──────── Data section
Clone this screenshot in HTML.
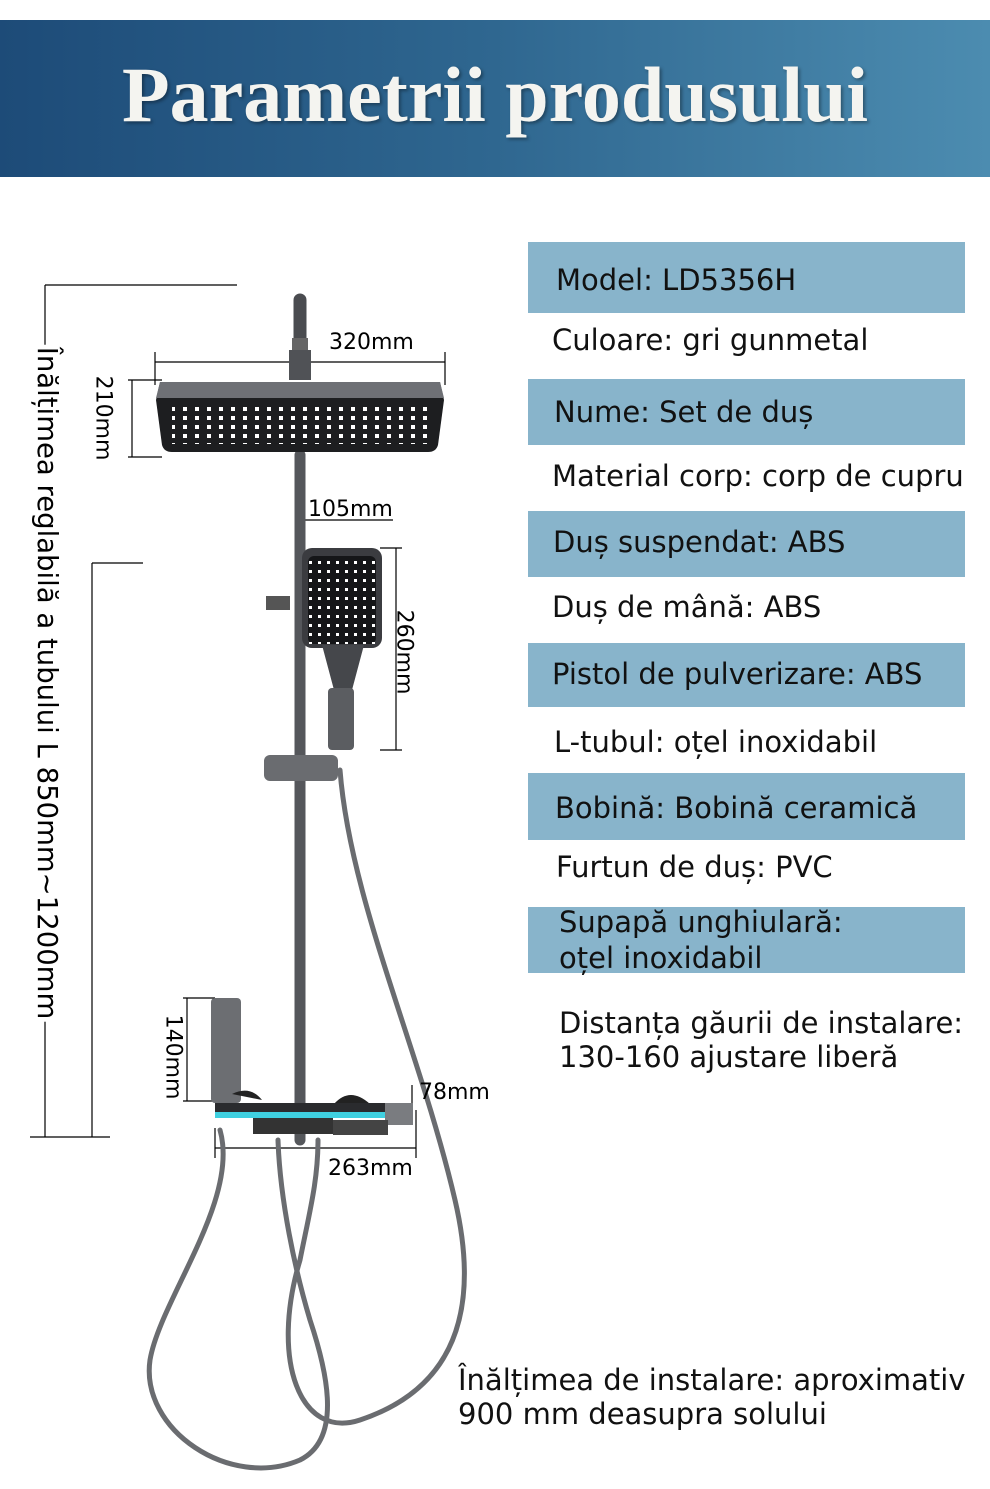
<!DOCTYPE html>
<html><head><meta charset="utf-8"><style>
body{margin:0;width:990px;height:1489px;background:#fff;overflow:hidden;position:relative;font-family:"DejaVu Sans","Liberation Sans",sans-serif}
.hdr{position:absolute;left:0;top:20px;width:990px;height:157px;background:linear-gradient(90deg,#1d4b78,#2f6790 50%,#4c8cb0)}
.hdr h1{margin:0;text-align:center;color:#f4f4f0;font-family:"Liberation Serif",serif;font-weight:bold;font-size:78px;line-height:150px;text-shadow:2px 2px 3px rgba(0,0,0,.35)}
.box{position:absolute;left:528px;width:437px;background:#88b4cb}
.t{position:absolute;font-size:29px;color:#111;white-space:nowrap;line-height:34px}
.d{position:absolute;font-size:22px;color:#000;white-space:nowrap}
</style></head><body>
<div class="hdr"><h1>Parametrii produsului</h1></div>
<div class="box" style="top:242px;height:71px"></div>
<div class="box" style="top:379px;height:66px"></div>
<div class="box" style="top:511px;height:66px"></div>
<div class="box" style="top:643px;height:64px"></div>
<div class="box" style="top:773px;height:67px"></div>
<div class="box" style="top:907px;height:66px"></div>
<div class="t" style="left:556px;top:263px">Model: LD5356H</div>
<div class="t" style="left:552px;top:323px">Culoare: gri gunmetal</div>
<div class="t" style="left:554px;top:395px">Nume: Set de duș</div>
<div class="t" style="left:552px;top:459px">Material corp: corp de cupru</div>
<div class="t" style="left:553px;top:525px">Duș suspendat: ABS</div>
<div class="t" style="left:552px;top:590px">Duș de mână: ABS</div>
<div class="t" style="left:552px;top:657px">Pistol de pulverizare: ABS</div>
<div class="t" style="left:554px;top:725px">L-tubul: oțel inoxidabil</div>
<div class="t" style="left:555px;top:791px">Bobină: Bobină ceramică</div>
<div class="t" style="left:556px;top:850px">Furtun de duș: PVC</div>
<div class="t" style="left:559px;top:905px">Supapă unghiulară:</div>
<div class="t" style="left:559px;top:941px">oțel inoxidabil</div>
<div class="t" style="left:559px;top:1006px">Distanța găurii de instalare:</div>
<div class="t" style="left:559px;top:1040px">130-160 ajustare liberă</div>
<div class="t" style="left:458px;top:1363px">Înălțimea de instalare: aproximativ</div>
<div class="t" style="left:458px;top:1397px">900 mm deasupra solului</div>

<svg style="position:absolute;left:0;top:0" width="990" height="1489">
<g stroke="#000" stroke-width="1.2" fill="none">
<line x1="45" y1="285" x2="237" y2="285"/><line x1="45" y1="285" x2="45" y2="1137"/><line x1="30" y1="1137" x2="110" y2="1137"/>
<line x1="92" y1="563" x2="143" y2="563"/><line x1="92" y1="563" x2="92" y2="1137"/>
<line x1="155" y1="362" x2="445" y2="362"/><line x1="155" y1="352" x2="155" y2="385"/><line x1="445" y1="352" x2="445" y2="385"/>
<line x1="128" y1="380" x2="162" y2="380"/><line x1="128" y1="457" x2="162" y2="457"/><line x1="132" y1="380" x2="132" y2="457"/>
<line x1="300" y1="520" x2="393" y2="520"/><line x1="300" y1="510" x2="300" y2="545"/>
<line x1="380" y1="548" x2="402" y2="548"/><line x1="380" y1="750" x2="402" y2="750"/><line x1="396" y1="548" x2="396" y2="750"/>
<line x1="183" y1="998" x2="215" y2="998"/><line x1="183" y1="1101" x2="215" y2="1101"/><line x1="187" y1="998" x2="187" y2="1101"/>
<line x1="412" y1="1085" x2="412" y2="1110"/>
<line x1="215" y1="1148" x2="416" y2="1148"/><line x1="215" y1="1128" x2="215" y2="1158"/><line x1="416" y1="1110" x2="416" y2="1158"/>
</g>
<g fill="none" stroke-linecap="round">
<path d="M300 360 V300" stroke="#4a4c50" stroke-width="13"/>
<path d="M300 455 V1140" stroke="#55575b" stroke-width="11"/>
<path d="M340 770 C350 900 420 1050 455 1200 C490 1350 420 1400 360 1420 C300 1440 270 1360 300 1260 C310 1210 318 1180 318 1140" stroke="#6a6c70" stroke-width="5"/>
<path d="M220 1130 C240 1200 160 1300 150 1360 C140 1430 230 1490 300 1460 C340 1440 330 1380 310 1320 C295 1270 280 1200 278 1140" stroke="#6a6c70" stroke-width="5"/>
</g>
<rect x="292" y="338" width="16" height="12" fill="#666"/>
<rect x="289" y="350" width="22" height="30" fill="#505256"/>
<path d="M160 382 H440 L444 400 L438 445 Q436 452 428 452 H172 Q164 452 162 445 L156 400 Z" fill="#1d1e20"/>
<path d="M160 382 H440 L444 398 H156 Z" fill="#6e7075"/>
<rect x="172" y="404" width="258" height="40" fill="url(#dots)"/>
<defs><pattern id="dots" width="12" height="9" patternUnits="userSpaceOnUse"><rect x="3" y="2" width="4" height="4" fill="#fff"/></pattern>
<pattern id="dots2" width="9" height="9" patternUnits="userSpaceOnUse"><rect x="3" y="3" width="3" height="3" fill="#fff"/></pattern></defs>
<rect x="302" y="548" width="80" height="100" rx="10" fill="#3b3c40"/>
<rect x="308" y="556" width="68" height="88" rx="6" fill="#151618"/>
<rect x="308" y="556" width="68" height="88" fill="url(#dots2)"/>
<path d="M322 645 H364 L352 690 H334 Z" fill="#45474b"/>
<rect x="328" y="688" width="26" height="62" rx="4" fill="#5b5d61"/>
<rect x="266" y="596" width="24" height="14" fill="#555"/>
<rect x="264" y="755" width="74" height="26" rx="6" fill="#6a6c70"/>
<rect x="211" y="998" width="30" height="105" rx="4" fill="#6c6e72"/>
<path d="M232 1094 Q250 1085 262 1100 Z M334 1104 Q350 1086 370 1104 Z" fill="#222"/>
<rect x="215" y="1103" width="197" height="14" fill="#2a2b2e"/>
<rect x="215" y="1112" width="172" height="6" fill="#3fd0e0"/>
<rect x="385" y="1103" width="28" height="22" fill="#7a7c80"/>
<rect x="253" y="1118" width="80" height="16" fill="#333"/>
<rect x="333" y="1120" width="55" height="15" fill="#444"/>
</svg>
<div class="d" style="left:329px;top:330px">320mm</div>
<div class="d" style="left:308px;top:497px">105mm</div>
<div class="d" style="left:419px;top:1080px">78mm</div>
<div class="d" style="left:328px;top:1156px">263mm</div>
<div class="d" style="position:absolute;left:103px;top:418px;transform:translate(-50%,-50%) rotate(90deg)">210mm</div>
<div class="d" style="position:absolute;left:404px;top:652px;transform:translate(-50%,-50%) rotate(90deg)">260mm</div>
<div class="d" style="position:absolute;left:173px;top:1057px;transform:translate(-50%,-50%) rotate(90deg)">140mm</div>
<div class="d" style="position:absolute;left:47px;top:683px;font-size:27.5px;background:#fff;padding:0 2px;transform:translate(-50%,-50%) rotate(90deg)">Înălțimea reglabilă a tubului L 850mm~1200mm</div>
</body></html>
────────────────
──────── Data section
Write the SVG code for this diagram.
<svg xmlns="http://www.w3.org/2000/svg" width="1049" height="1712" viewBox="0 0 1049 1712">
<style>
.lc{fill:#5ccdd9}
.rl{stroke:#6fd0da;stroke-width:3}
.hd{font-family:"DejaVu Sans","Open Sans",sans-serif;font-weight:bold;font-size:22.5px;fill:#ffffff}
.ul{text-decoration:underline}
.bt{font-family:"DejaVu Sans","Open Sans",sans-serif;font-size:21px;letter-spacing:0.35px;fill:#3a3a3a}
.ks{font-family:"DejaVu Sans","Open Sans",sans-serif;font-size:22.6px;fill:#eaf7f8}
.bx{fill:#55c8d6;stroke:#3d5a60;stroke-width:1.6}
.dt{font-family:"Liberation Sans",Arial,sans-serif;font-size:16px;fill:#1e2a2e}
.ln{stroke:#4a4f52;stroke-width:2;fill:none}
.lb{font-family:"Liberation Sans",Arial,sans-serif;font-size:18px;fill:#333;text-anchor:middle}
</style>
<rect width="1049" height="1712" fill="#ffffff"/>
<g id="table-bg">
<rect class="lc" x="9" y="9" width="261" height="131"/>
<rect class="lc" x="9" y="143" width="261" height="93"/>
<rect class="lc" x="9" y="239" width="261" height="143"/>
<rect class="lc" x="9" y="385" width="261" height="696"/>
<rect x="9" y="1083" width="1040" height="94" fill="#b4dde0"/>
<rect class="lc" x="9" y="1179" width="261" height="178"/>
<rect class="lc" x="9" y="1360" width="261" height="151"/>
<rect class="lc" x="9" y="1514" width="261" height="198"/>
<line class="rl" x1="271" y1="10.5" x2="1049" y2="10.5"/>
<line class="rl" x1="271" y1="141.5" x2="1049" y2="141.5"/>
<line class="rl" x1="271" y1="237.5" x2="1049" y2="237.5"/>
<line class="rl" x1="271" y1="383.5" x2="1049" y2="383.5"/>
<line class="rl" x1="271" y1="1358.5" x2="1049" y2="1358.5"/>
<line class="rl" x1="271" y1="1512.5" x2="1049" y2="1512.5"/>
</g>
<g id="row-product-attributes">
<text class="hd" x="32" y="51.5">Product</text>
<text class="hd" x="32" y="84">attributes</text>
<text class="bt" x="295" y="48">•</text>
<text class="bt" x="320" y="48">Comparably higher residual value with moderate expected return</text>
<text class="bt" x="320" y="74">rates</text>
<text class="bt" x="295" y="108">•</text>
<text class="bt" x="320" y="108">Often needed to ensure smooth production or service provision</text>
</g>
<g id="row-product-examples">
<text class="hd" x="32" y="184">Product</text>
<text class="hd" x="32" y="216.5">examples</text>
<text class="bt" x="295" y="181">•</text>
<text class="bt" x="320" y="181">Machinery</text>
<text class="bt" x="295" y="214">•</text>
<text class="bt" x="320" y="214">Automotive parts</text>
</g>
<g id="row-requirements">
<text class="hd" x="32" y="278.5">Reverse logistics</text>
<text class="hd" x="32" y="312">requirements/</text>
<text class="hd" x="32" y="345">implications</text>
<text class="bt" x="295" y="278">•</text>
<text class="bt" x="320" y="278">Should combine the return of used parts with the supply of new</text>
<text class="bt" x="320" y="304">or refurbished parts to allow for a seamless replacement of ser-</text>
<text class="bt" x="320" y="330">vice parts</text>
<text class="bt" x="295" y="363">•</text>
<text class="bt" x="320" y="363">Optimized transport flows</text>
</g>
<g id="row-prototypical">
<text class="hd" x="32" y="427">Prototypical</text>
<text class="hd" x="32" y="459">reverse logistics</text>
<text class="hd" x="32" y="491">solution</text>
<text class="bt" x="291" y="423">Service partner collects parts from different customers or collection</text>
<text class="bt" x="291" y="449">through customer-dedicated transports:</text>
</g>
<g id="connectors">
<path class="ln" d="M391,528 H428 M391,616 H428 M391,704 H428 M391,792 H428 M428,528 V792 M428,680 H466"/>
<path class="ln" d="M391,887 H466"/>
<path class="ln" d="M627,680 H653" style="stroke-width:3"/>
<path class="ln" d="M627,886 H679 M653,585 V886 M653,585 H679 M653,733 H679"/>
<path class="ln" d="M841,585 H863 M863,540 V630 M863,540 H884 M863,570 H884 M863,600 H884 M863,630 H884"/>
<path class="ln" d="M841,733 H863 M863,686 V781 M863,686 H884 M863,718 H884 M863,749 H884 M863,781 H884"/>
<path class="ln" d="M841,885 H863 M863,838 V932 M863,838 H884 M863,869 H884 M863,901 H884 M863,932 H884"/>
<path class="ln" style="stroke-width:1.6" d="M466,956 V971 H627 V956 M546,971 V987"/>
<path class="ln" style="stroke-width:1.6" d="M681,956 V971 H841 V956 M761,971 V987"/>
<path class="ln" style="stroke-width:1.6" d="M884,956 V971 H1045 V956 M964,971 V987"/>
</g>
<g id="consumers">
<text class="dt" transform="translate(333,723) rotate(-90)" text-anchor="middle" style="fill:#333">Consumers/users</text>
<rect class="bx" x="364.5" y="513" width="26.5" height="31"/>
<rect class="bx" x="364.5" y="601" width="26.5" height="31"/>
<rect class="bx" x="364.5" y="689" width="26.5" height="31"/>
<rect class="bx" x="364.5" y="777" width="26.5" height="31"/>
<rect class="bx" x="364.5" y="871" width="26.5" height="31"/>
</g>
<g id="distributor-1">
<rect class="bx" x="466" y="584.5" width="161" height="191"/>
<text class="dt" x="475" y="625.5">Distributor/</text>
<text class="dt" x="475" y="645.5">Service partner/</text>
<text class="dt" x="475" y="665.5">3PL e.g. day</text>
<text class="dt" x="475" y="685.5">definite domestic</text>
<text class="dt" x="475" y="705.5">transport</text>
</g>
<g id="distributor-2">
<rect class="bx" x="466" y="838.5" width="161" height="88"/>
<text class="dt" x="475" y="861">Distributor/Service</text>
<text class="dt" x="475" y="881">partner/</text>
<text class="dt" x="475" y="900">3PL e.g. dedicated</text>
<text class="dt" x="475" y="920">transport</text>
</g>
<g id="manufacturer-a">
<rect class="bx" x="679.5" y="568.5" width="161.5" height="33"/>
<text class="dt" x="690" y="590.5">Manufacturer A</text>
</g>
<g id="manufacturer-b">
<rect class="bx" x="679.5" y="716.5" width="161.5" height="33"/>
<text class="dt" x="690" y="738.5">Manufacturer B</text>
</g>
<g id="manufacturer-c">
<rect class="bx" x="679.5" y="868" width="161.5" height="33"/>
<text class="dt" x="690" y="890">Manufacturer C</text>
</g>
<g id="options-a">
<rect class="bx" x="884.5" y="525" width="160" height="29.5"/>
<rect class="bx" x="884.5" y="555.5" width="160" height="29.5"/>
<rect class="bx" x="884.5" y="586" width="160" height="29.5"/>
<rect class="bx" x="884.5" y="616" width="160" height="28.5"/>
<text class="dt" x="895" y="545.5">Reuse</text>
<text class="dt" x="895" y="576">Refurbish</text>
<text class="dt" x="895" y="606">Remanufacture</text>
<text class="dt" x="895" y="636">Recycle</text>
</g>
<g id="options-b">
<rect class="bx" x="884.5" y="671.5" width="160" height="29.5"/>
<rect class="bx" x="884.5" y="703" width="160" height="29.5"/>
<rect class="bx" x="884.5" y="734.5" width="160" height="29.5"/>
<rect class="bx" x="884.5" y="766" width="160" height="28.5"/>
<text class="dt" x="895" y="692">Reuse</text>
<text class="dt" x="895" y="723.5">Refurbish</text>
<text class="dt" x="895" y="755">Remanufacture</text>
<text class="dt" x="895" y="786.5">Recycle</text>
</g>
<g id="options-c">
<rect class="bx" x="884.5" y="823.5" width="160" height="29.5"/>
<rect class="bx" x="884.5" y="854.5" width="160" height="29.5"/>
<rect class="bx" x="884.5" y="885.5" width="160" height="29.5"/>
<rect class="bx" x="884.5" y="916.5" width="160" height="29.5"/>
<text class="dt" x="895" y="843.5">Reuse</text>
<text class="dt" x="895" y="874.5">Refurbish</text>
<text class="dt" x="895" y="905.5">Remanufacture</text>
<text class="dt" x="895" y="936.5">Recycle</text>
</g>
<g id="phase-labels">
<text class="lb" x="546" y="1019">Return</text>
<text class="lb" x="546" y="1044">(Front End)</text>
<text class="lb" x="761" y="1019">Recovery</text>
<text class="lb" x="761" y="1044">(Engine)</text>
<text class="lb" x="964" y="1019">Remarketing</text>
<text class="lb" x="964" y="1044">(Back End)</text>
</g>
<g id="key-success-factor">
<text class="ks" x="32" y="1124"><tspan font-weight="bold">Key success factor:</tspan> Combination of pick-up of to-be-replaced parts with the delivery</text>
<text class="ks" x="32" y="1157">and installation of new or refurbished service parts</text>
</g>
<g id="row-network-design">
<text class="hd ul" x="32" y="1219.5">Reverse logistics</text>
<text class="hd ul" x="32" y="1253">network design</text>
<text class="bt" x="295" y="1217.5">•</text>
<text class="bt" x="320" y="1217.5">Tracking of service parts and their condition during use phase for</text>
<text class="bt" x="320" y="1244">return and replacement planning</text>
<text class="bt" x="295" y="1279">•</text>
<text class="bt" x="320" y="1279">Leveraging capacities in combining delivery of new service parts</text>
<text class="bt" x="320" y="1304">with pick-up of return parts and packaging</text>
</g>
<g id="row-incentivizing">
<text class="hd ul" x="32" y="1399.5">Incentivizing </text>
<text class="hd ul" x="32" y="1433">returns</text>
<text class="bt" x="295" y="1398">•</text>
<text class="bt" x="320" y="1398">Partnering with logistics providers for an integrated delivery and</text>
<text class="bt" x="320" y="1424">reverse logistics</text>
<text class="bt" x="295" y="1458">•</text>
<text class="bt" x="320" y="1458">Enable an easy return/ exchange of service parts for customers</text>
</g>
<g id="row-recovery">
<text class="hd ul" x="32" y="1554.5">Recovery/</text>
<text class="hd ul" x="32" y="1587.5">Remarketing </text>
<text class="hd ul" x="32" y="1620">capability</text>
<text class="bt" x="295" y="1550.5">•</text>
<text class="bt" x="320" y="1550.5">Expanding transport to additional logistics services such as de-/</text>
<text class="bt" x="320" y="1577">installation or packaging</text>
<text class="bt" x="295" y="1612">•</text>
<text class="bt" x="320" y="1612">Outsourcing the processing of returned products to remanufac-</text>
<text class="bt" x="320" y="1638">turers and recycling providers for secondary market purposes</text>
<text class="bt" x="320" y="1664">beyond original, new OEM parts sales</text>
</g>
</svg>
────────────────
State only the count of lines above that hold the string "this".

* **Answer in full**:
2